Repeat exactly, and only, the lines from the one that contains "Give me the Plotly.js source for this chart." to the one that contains "ek50Up, k150Up, k50Up];", both ends included. Omit every picture.
Start of Provided material
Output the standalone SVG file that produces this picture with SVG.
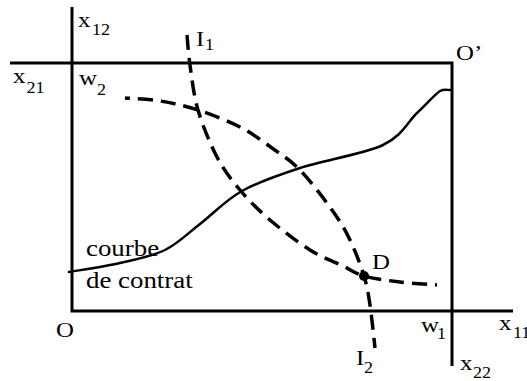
<svg xmlns="http://www.w3.org/2000/svg" width="527" height="381" viewBox="0 0 527 381">
<style>
.ax{fill:none;stroke:#000;stroke-width:3;stroke-linejoin:miter}
.cc{fill:none;stroke:#000;stroke-width:2.5;stroke-linecap:round}
.ic{fill:none;stroke:#000;stroke-width:3.5;stroke-dasharray:15 8}
text{fill:#000;font-family:Liberation Serif,Tinos,Times New Roman,Noto Serif,DejaVu Serif,serif}
.t{font-size:22px}
.s{font-size:16px}
.c{font-size:24px}
</style>
<rect width="527" height="381" fill="#fff"/>
<g id="axes">
<path class="ax" d="M72,7 V311 H513"/>
<path class="ax" d="M10,63 H452 V366"/>
</g>
<g id="connectors">
<path id="contract" class="cc" d="M69,272 C77.5,270.5 104,266.7 120,263 C136,259.3 151.7,256.5 165,250 C178.3,243.5 187.2,233.8 200,224 C212.8,214.2 225.3,200.3 242,191 C258.7,181.7 276.5,175.7 300,168 C323.5,160.3 363.5,154.2 383,145 C402.5,135.8 407.5,122 417,113 C426.5,104 434.5,94.8 440,91 C444,89 447,90 450,90"/>
<path id="I1" class="ic" d="M187,35 C187.5,40 188.2,52.5 190,65 C191.8,77.5 193.5,94.7 198,110 C202.5,125.3 210,143.7 217,157 C224,170.3 231.2,179.5 240,190 C248.8,200.5 258.3,210 270,220 C281.7,230 297.8,242.3 310,250 C322.2,257.7 334,261.7 343,266 C352,270.3 354.5,273.3 364,276 C373.5,278.7 387.8,280.5 400,282 C412.2,283.5 430.8,284.5 437,285"/>
<path id="I2" class="ic" stroke-dashoffset="10" d="M125,98 C130.8,98.5 147.8,99 160,101 C172.2,103 184.7,105.7 198,110 C211.3,114.3 227.7,120.7 240,127 C252.3,133.3 262,140.8 272,148 C282,155.2 290,159.7 300,170 C310,180.3 323.7,198.3 332,210 C340.3,221.7 344.7,229 350,240 C355.3,251 360.7,265.2 364,276 C367.3,286.8 368.2,293 370,305 C371.8,317 374.2,340.8 375,348"/>
</g>
<g id="labels">
<g id="D">
<circle cx="364" cy="276" r="5" fill="#000"/>
<text class="t" transform="translate(372,269) scale(1.13,1)">D</text>
</g>
<text class="t" transform="translate(78,27) scale(1.13,1)">x</text>
<text class="s" transform="translate(92,35) scale(1.13,1)">12</text>
<text class="t" transform="translate(196,46) scale(1.13,1)">I</text>
<text class="s" transform="translate(205,50) scale(1.13,1)">1</text>
<text class="t" transform="translate(13,83) scale(1.13,1)">x</text>
<text class="s" transform="translate(26.5,93) scale(1.13,1)">21</text>
<text class="t" transform="translate(79,85) scale(1.13,1)">w</text>
<text class="s" transform="translate(97,95) scale(1.13,1)">2</text>
<text class="t" transform="translate(456,60) scale(1.13,1)">O’</text>
<text class="t" transform="translate(56,337) scale(1.13,1)">O</text>
<text class="t" transform="translate(421,332) scale(1.13,1)">w</text>
<text class="s" transform="translate(437,339) scale(1.13,1)">1</text>
<text class="t" transform="translate(499,330) scale(1.13,1)">x</text>
<text class="s" transform="translate(513,338) scale(1.13,1)">11</text>
<text class="t" transform="translate(356,365) scale(1.13,1)">I</text>
<text class="s" transform="translate(364,373) scale(1.13,1)">2</text>
<text class="t" transform="translate(460,370) scale(1.13,1)">x</text>
<text class="s" transform="translate(473,378) scale(1.13,1)">22</text>
<text class="c" transform="translate(86,256) scale(1.12,1)">courbe</text>
<text class="c" transform="translate(86,288) scale(1.12,1)">de contrat</text>
</g>
</svg>
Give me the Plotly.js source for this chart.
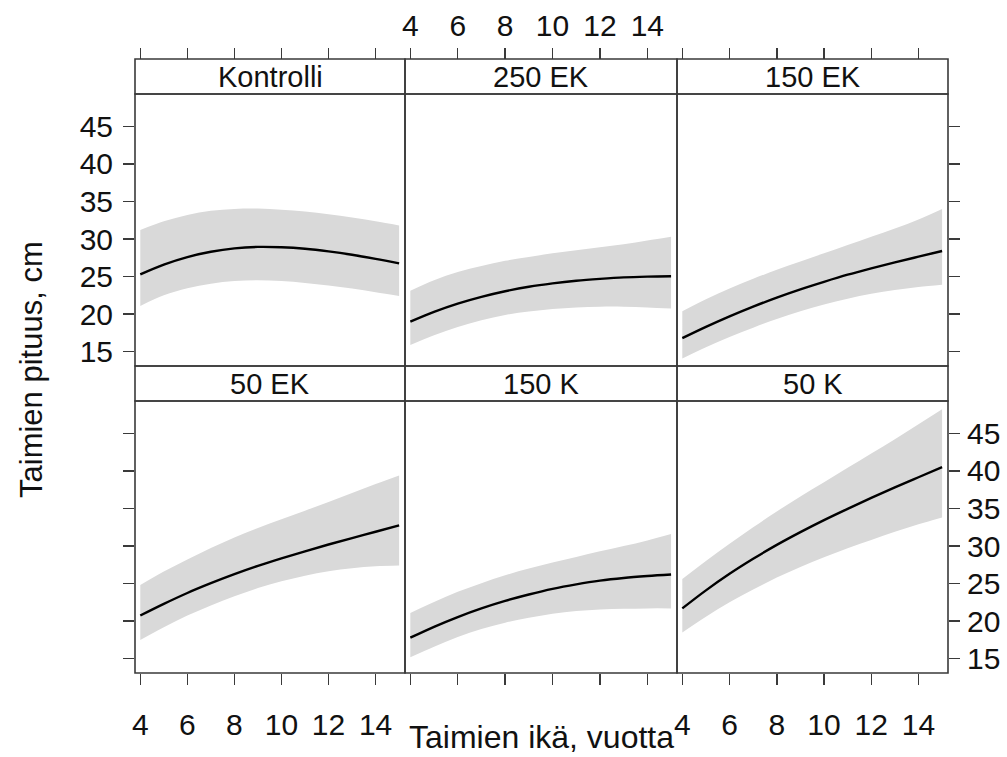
<!DOCTYPE html>
<html>
<head>
<meta charset="utf-8">
<script src="https://cdn.plot.ly/plotly-3.0.1.min.js"></script>
<style>html,body{margin:0;padding:0;background:#fff;}#chart{width:1007px;height:757px;}</style>
</head>
<body>
<div id="chart"></div>
<script>
// ---- data ----
const age = [4,5,6,7,8,9,10,11,12,13,14,15];
const panelNames = ["Kontrolli","250 EK","150 EK","50 EK","150 K","50 K"];
const xTicks = [4,6,8,10,12,14];
const yTicks = [15,20,25,30,35,40,45];

const kontrolliFit = [25.3,26.6,27.6,28.3,28.75,28.95,28.9,28.7,28.35,27.9,27.35,26.75];
const kontrolliLow = [21.1,22.5,23.45,24.05,24.4,24.5,24.4,24.15,23.8,23.4,22.9,22.4];
const kontrolliUp  = [31.2,32.35,33.2,33.75,34.0,34.05,33.9,33.65,33.3,32.85,32.35,31.8];

const ek250Fit = [19.0,20.3,21.4,22.3,23.05,23.65,24.1,24.45,24.7,24.9,25.0,25.05];
const ek250Low = [15.9,17.2,18.3,19.2,19.9,20.35,20.7,20.9,21.0,21.0,20.9,20.75];
const ek250Up  = [23.1,24.5,25.6,26.4,27.1,27.6,28.1,28.5,28.9,29.3,29.8,30.3];

const ek150Fit = [16.8,18.3,19.7,21.0,22.2,23.3,24.3,25.25,26.1,26.9,27.65,28.4];
const ek150Low = [14.1,15.6,16.95,18.2,19.35,20.4,21.3,22.05,22.7,23.2,23.6,23.9];
const ek150Up  = [20.4,22.0,23.4,24.7,25.9,27.0,28.1,29.2,30.3,31.4,32.6,34.0];

const ek50Fit = [20.75,22.3,23.75,25.05,26.25,27.35,28.35,29.3,30.2,31.05,31.9,32.75];
const ek50Low = [17.5,19.2,20.75,22.1,23.3,24.4,25.3,26.05,26.65,27.05,27.3,27.4];
const ek50Up  = [24.8,26.6,28.2,29.75,31.15,32.4,33.55,34.7,35.85,37.05,38.25,39.4];

const k150Fit = [17.8,19.25,20.55,21.7,22.7,23.55,24.3,24.9,25.4,25.75,26.0,26.2];
const k150Low = [15.2,16.6,17.9,18.95,19.8,20.45,21.0,21.35,21.55,21.65,21.7,21.7];
const k150Up  = [21.1,22.55,23.9,25.05,26.1,27.0,27.8,28.55,29.3,30.0,30.75,31.6];

const k50Fit = [21.7,24.1,26.3,28.3,30.15,31.85,33.45,34.95,36.4,37.8,39.15,40.5];
const k50Low = [18.5,20.6,22.5,24.2,25.8,27.2,28.5,29.7,30.8,31.9,32.9,33.8];
const k50Up  = [25.6,28.0,30.3,32.5,34.6,36.6,38.5,40.4,42.3,44.2,46.2,48.2];

const fits = [kontrolliFit, ek250Fit, ek150Fit, ek50Fit, k150Fit, k50Fit];
const lows = [kontrolliLow, ek250Low, ek150Low, ek50Low, k150Low, k50Low];
const ups  = [kontrolliUp, ek250Up, ek150Up, ek50Up, k150Up, k50Up];

// ---- layout helpers ----
const W = 1007, H = 757;
const px = v => v / W;
const py = v => 1 - v / H;
const cols = [[135,405],[405,677],[677,948]];
const panelRows = [[94,366],[401,673]];
const stripRows = [[59,94],[366,401]];
const FONT = "Liberation Sans, Arial, Helvetica, sans-serif";
const TXT = "#111";
const EDGE = "#3a3a3a";

const traces = [];
const layout = {
  width: W, height: H,
  margin: {l:0, r:0, t:0, b:0},
  paper_bgcolor: "#fff", plot_bgcolor: "#fff",
  showlegend: false,
  font: {family: FONT, color: TXT},
  shapes: [], annotations: []
};

for (let i = 0; i < 6; i++) {
  const r = Math.floor(i / 3), c = i % 3;
  const n = i + 1;
  const xa = "x" + (n === 1 ? "" : n), ya = "y" + (n === 1 ? "" : n);
  const xk = "xaxis" + (n === 1 ? "" : n), yk = "yaxis" + (n === 1 ? "" : n);

  traces.push({x: age, y: lows[i], xaxis: xa, yaxis: ya, mode: "lines",
    line: {width: 0, shape: "spline", color: "#d9d9d9"}, hoverinfo: "skip"});
  traces.push({x: age, y: ups[i], xaxis: xa, yaxis: ya, mode: "lines", fill: "tonexty",
    fillcolor: "#d9d9d9", line: {width: 0, shape: "spline", color: "#d9d9d9"}, hoverinfo: "skip"});
  traces.push({x: age, y: fits[i], xaxis: xa, yaxis: ya, mode: "lines",
    line: {width: 2.4, shape: "spline", color: "#000"}, name: panelNames[i]});

  const xAxis = {
    domain: [px(cols[c][0]), px(cols[c][1])],
    range: [3.775, 15.25],
    tickvals: xTicks, ticktext: xTicks.map(String),
    ticks: "outside", ticklen: 11, tickwidth: 1.5, tickcolor: EDGE,
    showgrid: false, zeroline: false, showline: false,
    tickfont: {family: FONT, size: 30, color: TXT},
    fixedrange: true
  };
  if (r === 0) {
    xAxis.anchor = "free";
    xAxis.position = py(59);
    xAxis.side = "top";
    xAxis.showticklabels = (c === 1);
    xAxis.ticklabelstandoff = 0;
  } else {
    xAxis.anchor = ya;
    xAxis.side = "bottom";
    xAxis.showticklabels = (c !== 1);
    xAxis.ticklabelstandoff = 14;
  }
  layout[xk] = xAxis;

  const yAxis = {
    domain: [py(panelRows[r][1]), py(panelRows[r][0])],
    range: [13.1, 49.3],
    anchor: xa,
    tickvals: yTicks, ticktext: yTicks.map(String),
    side: c === 2 ? "right" : "left",
    ticks: c === 1 ? "" : "outside",
    ticklen: 11, tickwidth: 1.5, tickcolor: EDGE,
    showticklabels: (r === 0 && c === 0) || (r === 1 && c === 2),
    showgrid: false, zeroline: false, showline: false,
    tickfont: {family: FONT, size: 30, color: TXT},
    ticklabelstandoff: c === 2 ? 1 : 4,
    fixedrange: true
  };
  layout[yk] = yAxis;

  // panel box
  layout.shapes.push({type: "rect", xref: "paper", yref: "paper", layer: "above",
    x0: px(cols[c][0]), x1: px(cols[c][1]), y0: py(panelRows[r][1]), y1: py(panelRows[r][0]),
    line: {color: EDGE, width: 1.6}, fillcolor: "rgba(0,0,0,0)"});
  // strip box
  layout.shapes.push({type: "rect", xref: "paper", yref: "paper", layer: "above",
    x0: px(cols[c][0]), x1: px(cols[c][1]), y0: py(stripRows[r][1]), y1: py(stripRows[r][0]),
    line: {color: EDGE, width: 1.6}, fillcolor: "rgba(0,0,0,0)"});
  layout.annotations.push({xref: "paper", yref: "paper",
    x: px((cols[c][0] + cols[c][1]) / 2), y: py((stripRows[r][0] + stripRows[r][1]) / 2),
    xanchor: "center", yanchor: "middle", showarrow: false,
    text: panelNames[i], font: {family: FONT, size: 29, color: TXT}});
}

layout.annotations.push({xref: "paper", yref: "paper", x: px(541), y: py(737),
  xanchor: "center", yanchor: "middle", showarrow: false,
  text: "Taimien ikä, vuotta", font: {family: FONT, size: 32, color: TXT}});
layout.annotations.push({xref: "paper", yref: "paper", x: px(31), y: py(370),
  xanchor: "center", yanchor: "middle", showarrow: false, textangle: -90,
  text: "Taimien pituus, cm", font: {family: FONT, size: 31, color: TXT}});

Plotly.newPlot("chart", traces, layout, {displayModeBar: false, staticPlot: true});
</script>
</body>
</html>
End of Provided material
§ Complete response:
Give me the Plotly.js source for this chart.
<!DOCTYPE html>
<html>
<head>
<meta charset="utf-8">
<script src="https://cdn.plot.ly/plotly-3.0.1.min.js"></script>
<style>html,body{margin:0;padding:0;background:#fff;}#chart{width:1007px;height:757px;}</style>
</head>
<body>
<div id="chart"></div>
<script>
// ---- data ----
const age = [4,5,6,7,8,9,10,11,12,13,14,15];
const panelNames = ["Kontrolli","250 EK","150 EK","50 EK","150 K","50 K"];
const xTicks = [4,6,8,10,12,14];
const yTicks = [15,20,25,30,35,40,45];

const kontrolliFit = [25.3,26.6,27.6,28.3,28.75,28.95,28.9,28.7,28.35,27.9,27.35,26.75];
const kontrolliLow = [21.1,22.5,23.45,24.05,24.4,24.5,24.4,24.15,23.8,23.4,22.9,22.4];
const kontrolliUp  = [31.2,32.35,33.2,33.75,34.0,34.05,33.9,33.65,33.3,32.85,32.35,31.8];

const ek250Fit = [19.0,20.3,21.4,22.3,23.05,23.65,24.1,24.45,24.7,24.9,25.0,25.05];
const ek250Low = [15.9,17.2,18.3,19.2,19.9,20.35,20.7,20.9,21.0,21.0,20.9,20.75];
const ek250Up  = [23.1,24.5,25.6,26.4,27.1,27.6,28.1,28.5,28.9,29.3,29.8,30.3];

const ek150Fit = [16.8,18.3,19.7,21.0,22.2,23.3,24.3,25.25,26.1,26.9,27.65,28.4];
const ek150Low = [14.1,15.6,16.95,18.2,19.35,20.4,21.3,22.05,22.7,23.2,23.6,23.9];
const ek150Up  = [20.4,22.0,23.4,24.7,25.9,27.0,28.1,29.2,30.3,31.4,32.6,34.0];

const ek50Fit = [20.75,22.3,23.75,25.05,26.25,27.35,28.35,29.3,30.2,31.05,31.9,32.75];
const ek50Low = [17.5,19.2,20.75,22.1,23.3,24.4,25.3,26.05,26.65,27.05,27.3,27.4];
const ek50Up  = [24.8,26.6,28.2,29.75,31.15,32.4,33.55,34.7,35.85,37.05,38.25,39.4];

const k150Fit = [17.8,19.25,20.55,21.7,22.7,23.55,24.3,24.9,25.4,25.75,26.0,26.2];
const k150Low = [15.2,16.6,17.9,18.95,19.8,20.45,21.0,21.35,21.55,21.65,21.7,21.7];
const k150Up  = [21.1,22.55,23.9,25.05,26.1,27.0,27.8,28.55,29.3,30.0,30.75,31.6];

const k50Fit = [21.7,24.1,26.3,28.3,30.15,31.85,33.45,34.95,36.4,37.8,39.15,40.5];
const k50Low = [18.5,20.6,22.5,24.2,25.8,27.2,28.5,29.7,30.8,31.9,32.9,33.8];
const k50Up  = [25.6,28.0,30.3,32.5,34.6,36.6,38.5,40.4,42.3,44.2,46.2,48.2];

const fits = [kontrolliFit, ek250Fit, ek150Fit, ek50Fit, k150Fit, k50Fit];
const lows = [kontrolliLow, ek250Low, ek150Low, ek50Low, k150Low, k50Low];
const ups  = [kontrolliUp, ek250Up, ek150Up, ek50Up, k150Up, k50Up];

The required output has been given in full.